後からネットに参加した連中に例えば俺たちは詩のこんな問題についてこんな議論をしていたのだよ、と指し示す事が、いや、それを持って自らを斯界の権威としてでっち上げようなんて気はさらさらないけれども、そういうことができれば、ネット上の詩は相変わらずぐるぐるぐる回り続けているように見えながらも、その実螺旋階段を上るようにゆっくりと進歩して行ってくれたりするのではないかなあ、などというのはやはり俺の夢想でしかないのか?
それでも詩作品をストックしよう、アーカイブを作ろうという動きは詩人ギルド、あるいはPJのライブラリによって少しづつではあるけれど始まりつつある。

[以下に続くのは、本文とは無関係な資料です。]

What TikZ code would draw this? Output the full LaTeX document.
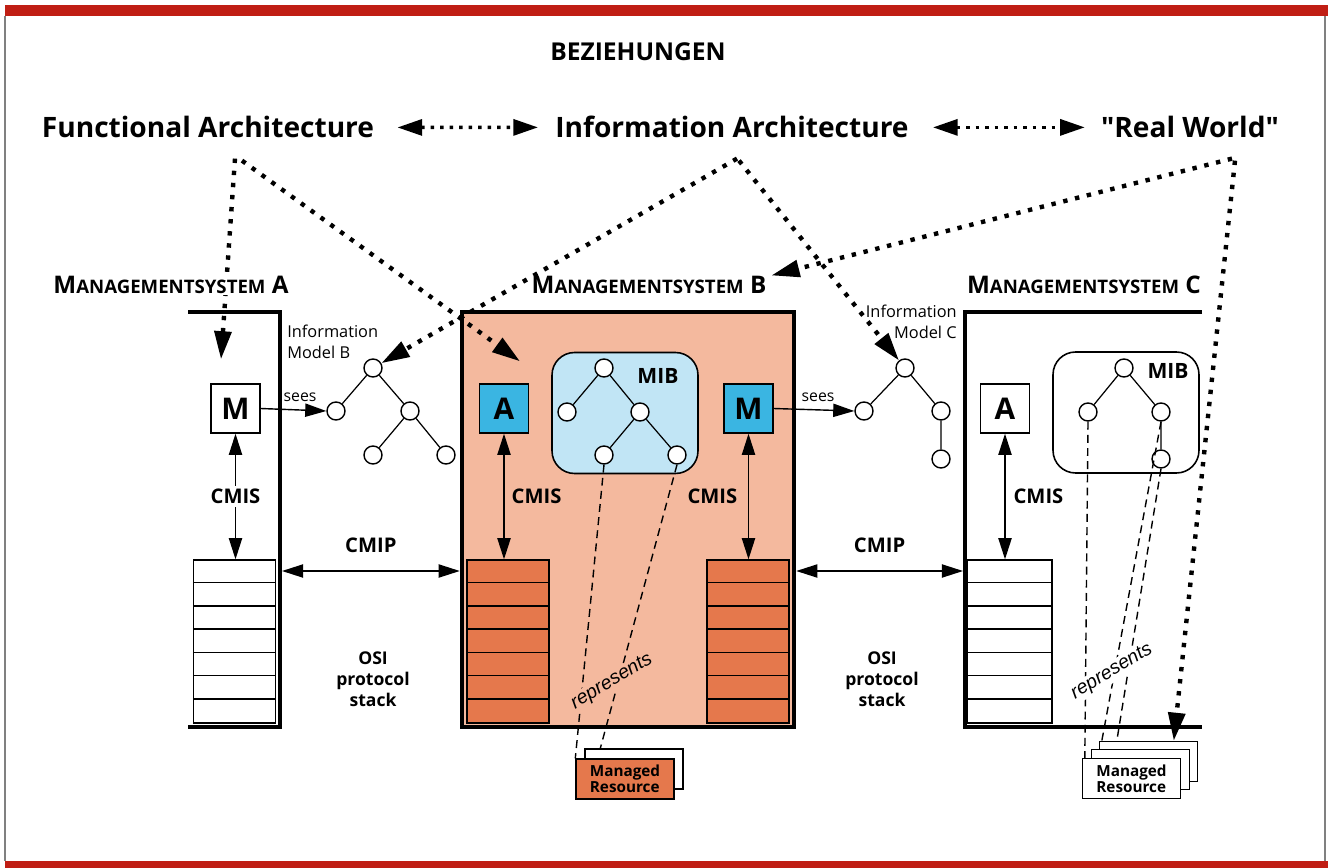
\documentclass[tikz,border=0pt]{standalone}
\usepackage{fontspec}
\setmainfont{Open Sans}
\newfontfamily\repfont{Liberation Sans}
\usetikzlibrary{arrows.meta,positioning}

\definecolor{bandred}{RGB}{192,30,20}
\definecolor{salmon}{RGB}{244,185,158}
\definecolor{brick}{RGB}{229,120,76}
\definecolor{cyanbox}{RGB}{58,181,226}
\definecolor{mibblue}{RGB}{193,229,245}

\newcommand{\msys}[1]{M{\fontsize{10.6}{11}\selectfont ANAGEMENTSYSTEM} #1}

\tikzset{
  head/.style={inner sep=0pt, anchor=base, font=\fontsize{16}{18}\selectfont\bfseries},
  syslabel/.style={anchor=base, fill=white, inner sep=1pt, font=\fontsize{13.8}{15}\selectfont\bfseries},
  infolabel/.style={inner sep=0pt, font=\fontsize{9.3}{11.5}\selectfont},
  cmis/.style={inner sep=0pt, font=\fontsize{11.5}{12}\selectfont\bfseries},
  frameline/.style={line width=2.6pt},
  relarrow/.style={line width=2.5pt, dash pattern=on 2.5pt off 4.4pt, -{Triangle[length=16pt,width=9.5pt]}},
  headarrow/.style={line width=2pt, dash pattern=on 2pt off 3.4pt, {Triangle[length=14pt,width=9pt]}-{Triangle[length=14pt,width=9pt]}},
  sarrow/.style={line width=0.8pt, -{Triangle[length=12pt,width=7.5pt]}},
  biarrow/.style={line width=0.8pt, {Triangle[length=12pt,width=7.5pt]}-{Triangle[length=12pt,width=7.5pt]}},
  agent/.style={draw, line width=0.8pt, minimum size=0.98cm, inner sep=0pt, font=\fontsize{17}{18}\selectfont\bfseries},
  leaf/.style={circle, draw, fill=white, line width=0.8pt, minimum size=0.36cm, inner sep=0pt},
  mib/.style={draw, line width=0.9pt, rounded corners=0.45cm, minimum width=2.92cm, minimum height=2.42cm},
  miblabel/.style={anchor=base, inner sep=0pt, font=\fontsize{12}{12}\selectfont\bfseries},
  stack/.style={draw, line width=0.8pt, minimum width=1.64cm, minimum height=3.26cm, inner sep=0pt},
  osilabel/.style={align=center, inner sep=0pt, font=\fontsize{10}{12}\selectfont\bfseries},
  repline/.style={line width=0.8pt, dash pattern=on 4.5pt off 3pt},
  represents/.style={rotate=31, inner sep=1pt, font=\repfont\itshape\fontsize{11}{12}\selectfont},
  resbox/.style={draw, line width=0.8pt, minimum width=1.96cm, minimum height=0.8cm, inner sep=0pt, align=left, font=\fontsize{8.7}{9.3}\selectfont\bfseries},
  sees/.style={inner sep=0pt, font=\fontsize{9}{10}\selectfont}
}

\begin{document}
\begin{tikzpicture}[x=0.02cm, y=-0.02cm]
\useasboundingbox (0,0) rectangle (1328,868);
% page frame
\fill[bandred] (5,5) rectangle (1328,16);
\fill[bandred] (5,861) rectangle (1328,868);
\draw[gray, line width=0.6pt] (5,16) -- (5,861);
\draw[gray, line width=0.6pt] (1325,16) -- (1325,861);

% headings
\node[anchor=base, font=\fontsize{14}{16}\selectfont\bfseries] (title) at (638,61) {BEZIEHUNGEN};
\node[head] (fa) at (208,138) {Functional Architecture};
\node[head] (ia) at (732,138) {Information Architecture};
\node[head] (rw) at (1190,138) {\textquotedbl Real World\textquotedbl};
\draw[headarrow, shorten <=0.46cm, shorten >=0.34cm] (fa.east) -- (ia.west);
\draw[headarrow, shorten <=0.48cm, shorten >=0.32cm] (ia.east) -- (ia.east -| rw.west);

% Managementsystem B
\node[draw, frameline, fill=salmon, minimum width=6.64cm, minimum height=8.3cm] (sysb) at (628,519.5) {};

% protocol stacks
\node[stack, fill=white] (sa) at (234.5,641.5) {};
\node[stack, fill=brick] (sbl) at (508,641.5) {};
\node[stack, fill=brick] (sbr) at (748,641.5) {};
\node[stack, fill=white, minimum width=1.7cm] (sc) at (1009.5,641.5) {};
\foreach \s in {sa,sbl,sbr,sc}
  \foreach \k in {1,...,6}
    \draw[line width=0.8pt] ([yshift=-\k*0.4657cm]\s.north west) -- ([yshift=-\k*0.4657cm]\s.north east);

% Managementsystem A and C
\draw[frameline] (188,312) -- (280,312) -- (280,727) -- (188,727);
\draw[frameline] (1202,312) -- (965,312) -- (965,727) -- (1202,727);

% managers and agents
\node[agent] (ma) at (235.5,408.5) {M};
\node[agent, fill=cyanbox] (ab) at (504,408.5) {A};
\node[agent, fill=cyanbox] (mb) at (748.5,408.5) {M};
\node[agent] (ac) at (1005,408.5) {A};

% information model B
\node[leaf] (b0) at (373,368) {};
\node[leaf] (b1) at (336,411) {};
\node[leaf] (b2) at (410,411) {};
\node[leaf] (b3) at (373,455) {};
\node[leaf] (b4) at (446,455) {};
\draw[line width=0.7pt] (b0) -- (b1) (b0) -- (b2) (b2) -- (b3) (b2) -- (b4);
\node[infolabel, align=left, anchor=north west] (imb) at (287,325) {Information\\Model B};

% information model C
\node[leaf] (c0) at (905,368) {};
\node[leaf] (c1) at (864,411) {};
\node[leaf] (c2) at (941,411) {};
\node[leaf] (c3) at (941,459) {};
\draw[line width=0.7pt] (c0) -- (c1) (c0) -- (c2) (c2) -- (c3);
\node[infolabel, align=right, anchor=north east] (imc) at (957,305) {Information\\Model C};

% MIB of B
\node[mib, fill=mibblue] (mibb) at (625,413) {};
\node[leaf] (m0) at (604,368) {};
\node[leaf] (m1) at (567,412) {};
\node[leaf] (m2) at (640,412) {};
\node[leaf] (m3) at (604,455) {};
\node[leaf] (m4) at (677,455) {};
\draw[line width=0.7pt] (m0) -- (m1) (m0) -- (m2) (m2) -- (m3) (m2) -- (m4);
\node[miblabel] (mibbl) at (658,383) {MIB};

% MIB of C
\node[mib] (mibc) at (1126,412.5) {};
\node[leaf] (n0) at (1124,368) {};
\node[leaf] (n1) at (1088,412) {};
\node[leaf] (n2) at (1161,412) {};
\node[leaf] (n3) at (1161,459) {};
\draw[line width=0.7pt] (n0) -- (n1) (n0) -- (n2) (n2) -- (n3);
\node[miblabel] (mibcl) at (1168,378) {MIB};

% sees
\draw[sarrow] (ma.east) -- (b1.west) node[sees, pos=0.6, above=4.5pt] {sees};
\draw[sarrow] (mb.east) -- (c1.west) node[sees, pos=0.55, above=4.5pt] {sees};

% CMIS
\draw[biarrow] (ma) -- (ma |- sa.north) node[cmis, midway, fill=white, inner sep=2pt] {CMIS};
\draw[biarrow] (ab) -- (ab |- sbl.north) node[cmis, midway, right=4pt] {CMIS};
\draw[biarrow] (mb) -- (mb |- sbr.north) node[cmis, midway, left=6pt] {CMIS};
\draw[biarrow] (ac) -- (ac |- sc.north) node[cmis, midway, right=4.5pt] {CMIS};

% CMIP
\coordinate (pa) at (282,571);
\coordinate (pc) at (963,571);
\draw[biarrow] (pa) -- (pa -| sysb.west) node[cmis, midway, above=10pt] {CMIP};
\draw[biarrow] (pa -| sysb.east) -- (pc) node[cmis, midway, above=10pt] {CMIP};
\node[osilabel] (osia) at (373,679) {OSI\\protocol\\stack};
\node[osilabel] (osic) at (882,679) {OSI\\protocol\\stack};

% managed resources
\node[resbox, fill=white] (mrb2) at (634,769) {};
\node[resbox, fill=brick] (mrb) at (625,779) {Managed\\Resource};
\node[resbox, fill=white] (mrc3) at (1148.5,761.5) {};
\node[resbox, fill=white] (mrc2) at (1140.5,769.5) {};
\node[resbox, fill=white] (mrc) at (1131.5,778.5) {Managed\\Resource};

% represents
\draw[repline] (m3.south) -- (mrb.north west);
\draw[repline] (m4.south) -- ([xshift=0.32cm]mrb2.north west);
\node[represents, fill=salmon] (repb) at (612,682) {represents};
\draw[repline] (n1.south) -- ([xshift=0.06cm]mrc.north west);
\draw[repline] (n2.south) -- ([xshift=0.06cm]mrc3.north west);
\draw[repline] (n3.south) -- ([xshift=0.36cm]mrc3.north west);
\node[represents, fill=white] (repc) at (1112,672) {represents};

% system labels
\node[syslabel] (msb) at (649,293) {\msys{B}};
\node[syslabel] (msc) at (1084,293) {\msys{C}};

% relations
\draw[relarrow] ([xshift=0.54cm,yshift=-0.4cm]fa.south) -- ([xshift=-0.29cm,yshift=0.48cm]ma.north);
\draw[relarrow] ([xshift=0.68cm,yshift=-0.44cm]fa.south) -- ([xshift=0.32cm,yshift=0.44cm]ab.north);
\draw[relarrow] ([xshift=0.1cm,yshift=-0.4cm]ia.south) -- ([xshift=0.4cm,yshift=0.6cm]b0);
\draw[relarrow] ([xshift=0.14cm,yshift=-0.44cm]ia.south) -- ([xshift=-0.44cm,yshift=0.16cm]c0);
\draw[relarrow] ([xshift=0.84cm,yshift=-0.4cm]rw.south) -- ([xshift=0.06cm,yshift=0.18cm]msb.east);
\draw[relarrow] ([xshift=0.9cm,yshift=-0.44cm]rw.south) -- ([xshift=1.5cm]mrc3.north west);

\node[syslabel] (msa) at (171,293) {\msys{A}};
\end{tikzpicture}
\end{document}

ならば次は詩をめぐる議論、その歴史をストックするべきなののではないのか、などとこの前俺は『触発する批評』の主宰ななひとさんと少し話してはいるのだけれど、それが『触発する批評』でなくともかまわない、たとえばここ、現代詩フォーラムで、詩をめぐる議論そのものが整理されストックされて、いつの日か「そういう類の議論は既に現代詩フォーラムでなされているから見ておいでよ、」といえる日が来ればいいなあ、座りション(以下略)している場合ではないかもしれませんよ、片野さん(笑)などと主宰に責任転嫁しつつ、今夜の俺は今から飲み屋方面へと消え去るのであった。